Mais de um milhão de portugueses continuam sem médico de família. Uma realidade tão absurda que permitiu mesmo a Ricardo Araújo Pereira dar-se ao luxo de sugerir soluções à ministra Marta Temido.
A incapacidade do Governo em garantir um médico de família a todos os portugueses é um dos muitos sintomas que caracterizam a grave doença que afeta o SNS. O diagnóstico está feito há mais de 20 anos.
Promessas, estudos, análises, projeções, planos e prazos têm vindo a acumular-se ao longo dos anos. Muito recentemente mais uma proposta, de mais um grupo de trabalho para os Cuidados de Saúde Primários, veio demonstrar que se continua a discutir o acessório deixando o essencial para trás.
E ao contrário do milagre das rosas, a formação de mais médicos e especialistas não permite atribuir mais médicos de família aos portugueses.
Nos últimos 10 anos saíram das faculdades de Medicina mais de 17.000 médicos. Por ano terminam a especialidade de Medicina Geral e Familiar cerca de 500. Dos quais só cerca de 350 ingressaram nos concursos abertos. E, após o ingresso, são vários os que abandonam o SNS nos anos subsequentes.
1.300.000 é o último balanço de portugueses sem médico de família, segundo dados oficiais da ACSS. Um número que envergonha o SNS. Um número que devia envergonhar todos os políticos que ao longo dos anos têm prometido resolver o problema.
O médico de família é a pedra basilar do SNS. Em número adequado, com os meios apropriados, devidamente motivados/recompensados e com uma correta distribuição, permitem uma Medicina ambulatória de proximidade e de qualidade.
Tratam muitos doentes, mas também promovem a saúde e estimulam a prevenção. Na sua ausência, todo o restante sistema se desmorona: congestionam-se a urgências e as consultas hospitalares, atrasam-se diagnósticos, agravam-se situações previsíveis e de mais fácil resolução, falham rastreios oncológicos e não só. E ficamos sem margem para responder a emergências sanitárias. A carga da doença aumenta e a qualidade de vida tão defendida por muitos deixa de ser uma realidade.

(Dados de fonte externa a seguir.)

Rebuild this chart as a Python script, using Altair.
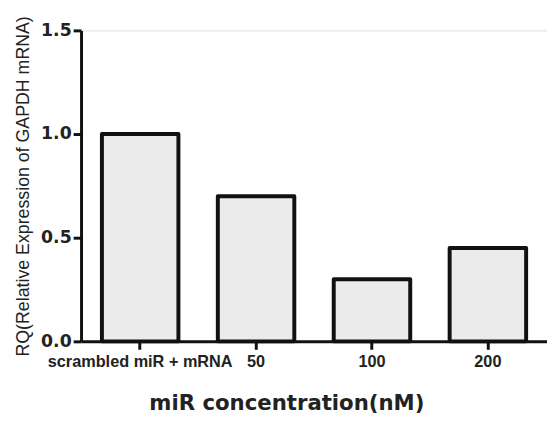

No mesmo momento que apregoa novas metas para o Plano Nacional de Saúde 2020-2030, o Governo dá-nos um banho de realidade com a assunção do seu fracasso no que se refere à política de cuidados primários.
É obrigatório assumir que o atual modelo está falido e precisa de novos objetivos, novas prioridades, novas condições. O atual sistema só serve para fazer sair médicos do SNS, com todas as implicações que daí advêm. Os portugueses nunca irão compreender este desinvestimento na sua saúde e irão eles próprios condicionar o aparecimento de novos modelos de prestação de cuidados.
A contínua saída de médicos do SNS irá transformar-se, pela certa, num catalisador de mais saídas.
Há que perceber que para fixar médicos no SNS há que lhes dar diferentes condições de trabalho. Retirando a carga de trabalho burocrático e administrativo que inundam o sue dia a dia. Criar-lhes melhores condições de trabalho, colocar a tecnologia ao seu dispor, como facilitadora e não como limitadora. Dar-lhes uma expectativa de carreira e reconhecer financeiramente o seu papel. Permitir-lhes diferentes formas de organização, mais flexíveis e menos burocratizadas.
Assumindo as diferenças geográficas e sociais. Aumentando o peso real das autarquias, das instituições sociais e particulares.
Precisamos de outros tipos de centro de saúde, que respondam aos desafios da Medicina futura. Que se aproximem dos cidadãos, que garantam o rápido e adequado acesso às solicitações na doença e em Saúde. Que se usem meios digitais para facilitar e agilizar.
E, acima de tudo, temos de recompensar o esforço e a dedicação dos milhares de médicos que nos últimos anos formámos com elevada qualidade. Não podemos defraudar as suas expectativas com a ausência de remuneração adequada e sem um projeto profissional de longo prazo assente nos pilares da Medicina: Ciência, Inovação e Humanismo, Autonomia e Responsabilidade, Ética e Profissionalismo.
Os próximos anos serão determinantes para o futuro da Medicina. Não podemos continuar a adiar decisões, sob múltiplos alibis, sob pena de perdermos um serviço equitativo e de qualidade.
A senhora ministra apresenta na Assembleia da República, esta semana, o seu orçamento e os caminhos que escolheu. Revitalizar e rejuvenescer o SNS ou aniquilá-lo são as opções que irão decorrer do atual OE. Esperamos para ver.
Temos os estudos, as projeções, e as reflexões necessários. Chegou o momento de decidir. Os médicos e os portugueses assim o entendem e assim o desejam.